The court reaffirmed this decision in 2003 in a case involving the University of Michigan Law School.
Most recently, in 2016 the Supreme Court ruled that the University of Texas at Austin could continue to consider the racial and ethnic backgrounds of academically qualified applicants as part of a whole-person admissions review, rejecting efforts to limit the university’s freedom and flexibility to create a diverse campus community and reaffirming previous Supreme Court decisions allowing colleges and universities to consider race as one factor in their admissions processes. Abigail Fisher, a white applicant who had not been admitted and who was subsequently recruited as the plaintiff by SFFA president Blum, argued that campus diversity can be created by alternate methods.

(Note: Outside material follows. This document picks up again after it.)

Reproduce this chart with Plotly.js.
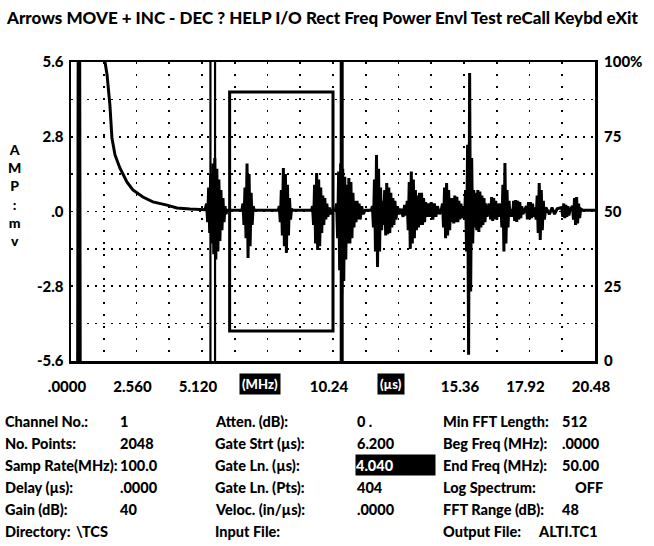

But writing for the majority, Associate Justice Anthony Kennedy noted that “the Equal Protection Clause does not force universities to choose between a diverse student body and a reputation for academic excellence.”
“As this court has said, enrolling a diverse student body ‘promotes cross-racial understanding, helps to break down racial stereotypes, and enables students to better understand persons of different races,’” Kennedy wrote, quoting a decision in an earlier case. “Equally important, ‘student body diversity promotes learning outcomes, and better prepares students for an increasingly diverse workforce and society.’”
What’s at stake
Assessing the 2016 ruling, Tomiko Brown-Nagin, incoming dean of the Radcliffe Institute for Advanced Study and Daniel P.S. Paul Professor of Constitutional Law at Harvard Law School, said, “Once again you had a decision upholding a state’s interest in pursuing educational diversity, and upholding the limited use of holistic admissions.” Yet given the narrow way in which the court has tailored previous rulings, Brown-Nagin added that colleges and universities “certainly should be aware that they need to not only endorse the educational benefits of diversity but show that the way in which they are implementing their mission is consistent with the law, that it’s fair, and that applicants are not being denied opportunities based on race.”
Brown-Nagin said it’s too early to tell if the current case will end up before the Supreme Court. If it were to be heard by the current justices, she thinks a ruling could depend on Kennedy, who has supported competing arguments in past cases involving race-conscious admissions. “It really will turn on Justice Kennedy,” said Brown-Nagin, “and what he’s thinking about these issues now.”
But such cases can take years to reach the high court, and if Kennedy were no longer on the bench when the case was heard, how the court might rule would be far less clear, Brown-Nagin said.
In addition to the SFFA lawsuit, the Trump administration recently opened a separate investigation into the role of race in Harvard’s admissions practices. In the spring of 2015, a group lodged a complaint against Harvard with the departments of Education and Justice regarding its use of race as a factor in its admissions. The Department of Education dismissed the case later that year. But in late 2017, the Department of Justice, led by Attorney General Jeff Sessions, resurrected the complaint and opened an investigation.